■ **What this task involves**
Omit every picture, and retype the lines that run from the beginning of the data below through the line containing "at (633, 452)", inclusive.

■ **Data lines**
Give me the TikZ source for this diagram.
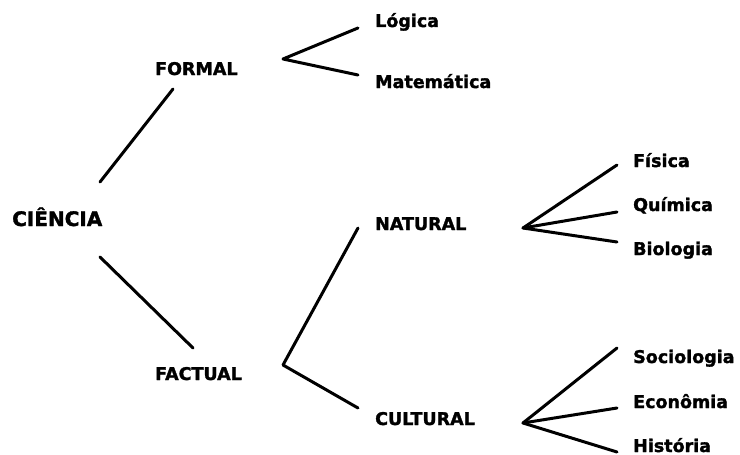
\documentclass[tikz,border=0pt]{standalone}
\usepackage{fontspec}
\setmainfont{DejaVu Sans}[BoldFeatures = {FakeBold = 1.6}]

\tikzset{
    ramo/.style = {line width = 3pt, line cap = round, line join = round},
    area/.style = {anchor = base west, inner sep = 0pt,
                   font = \fontsize{17.5}{20}\selectfont\bfseries},
    raiz/.style = {area, font = \fontsize{20}{24}\selectfont\bfseries}
}

\begin{document}
\begin{tikzpicture}[x = 1pt, y = -1pt]
            \useasboundingbox (0, 0) rectangle (740, 455);

            \node [raiz] (ciencia)    at (12, 226)  {CIÊNCIA};
            \node [area] (formal)     at (155, 75)  {FORMAL};
            \node [area] (factual)    at (155, 380) {FACTUAL};
            \node [area] (natural)    at (375, 230) {NATURAL};
            \node [area] (cultural)   at (375, 425) {CULTURAL};
            \node [area] (logica)     at (375, 27)  {Lógica};
            \node [area] (matematica) at (375, 88)  {Matemática};
            \node [area] (fisica)     at (633, 167) {Física};
            \node [area] (quimica)    at (633, 211) {Química};
            \node [area] (biologia)   at (633, 255) {Biologia};
            \node [area] (sociologia) at (633, 363) {Sociologia};
            \node [area] (economia)   at (633, 408) {Econômia};
            \node [area] (historia)   at (633, 452) {História};

            % pontos de ligacao
            \coordinate (ciencia-sup)   at (100, 182);
            \coordinate (ciencia-inf)   at (100, 257);
            \coordinate (formal-in)     at (173, 89);
            \coordinate (factual-in)    at (193, 348);
            \coordinate (formal-out)    at (283, 59);
            \coordinate (factual-out)   at (283, 365);
            \coordinate (natural-out)   at (523, 228);
            \coordinate (cultural-out)  at (523, 423);
            \coordinate (logica-in)     at (358, 28);
            \coordinate (matematica-in) at (358, 75);
            \coordinate (natural-in)    at (358, 228);
            \coordinate (cultural-in)   at (358, 408);
            \coordinate (fisica-in)     at (617, 165);
            \coordinate (quimica-in)    at (617, 212);
            \coordinate (biologia-in)   at (617, 242);
            \coordinate (sociologia-in) at (617, 348);
            \coordinate (economia-in)   at (617, 408);
            \coordinate (historia-in)   at (617, 452);

            \draw [ramo] (ciencia-sup) -- (formal-in);  % CIENCIA -> FORMAL
            \draw [ramo] (ciencia-inf) -- (factual-in); % CIENCIA -> FACTUAL

            \draw [ramo] (logica-in) -- (formal-out) -- (matematica-in);
            \draw [ramo] (natural-in) -- (factual-out) -- (cultural-in);

            \draw [ramo] (fisica-in) -- (natural-out) -- (biologia-in);
            \draw [ramo] (natural-out) -- (quimica-in);

            \draw [ramo] (sociologia-in) -- (cultural-out) -- (historia-in);
            \draw [ramo] (cultural-out) -- (economia-in);
        \end{tikzpicture}
\end{document}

■ **Expected answer**
Give me the TikZ source for this diagram.
\documentclass[tikz,border=0pt]{standalone}
\usepackage{fontspec}
\setmainfont{DejaVu Sans}[BoldFeatures = {FakeBold = 1.6}]

\tikzset{
    ramo/.style = {line width = 3pt, line cap = round, line join = round},
    area/.style = {anchor = base west, inner sep = 0pt,
                   font = \fontsize{17.5}{20}\selectfont\bfseries},
    raiz/.style = {area, font = \fontsize{20}{24}\selectfont\bfseries}
}

\begin{document}
\begin{tikzpicture}[x = 1pt, y = -1pt]
            \useasboundingbox (0, 0) rectangle (740, 455);

            \node [raiz] (ciencia)    at (12, 226)  {CIÊNCIA};
            \node [area] (formal)     at (155, 75)  {FORMAL};
            \node [area] (factual)    at (155, 380) {FACTUAL};
            \node [area] (natural)    at (375, 230) {NATURAL};
            \node [area] (cultural)   at (375, 425) {CULTURAL};
            \node [area] (logica)     at (375, 27)  {Lógica};
            \node [area] (matematica) at (375, 88)  {Matemática};
            \node [area] (fisica)     at (633, 167) {Física};
            \node [area] (quimica)    at (633, 211) {Química};
            \node [area] (biologia)   at (633, 255) {Biologia};
            \node [area] (sociologia) at (633, 363) {Sociologia};
            \node [area] (economia)   at (633, 408) {Econômia};
            \node [area] (historia)   at (633, 452) {História};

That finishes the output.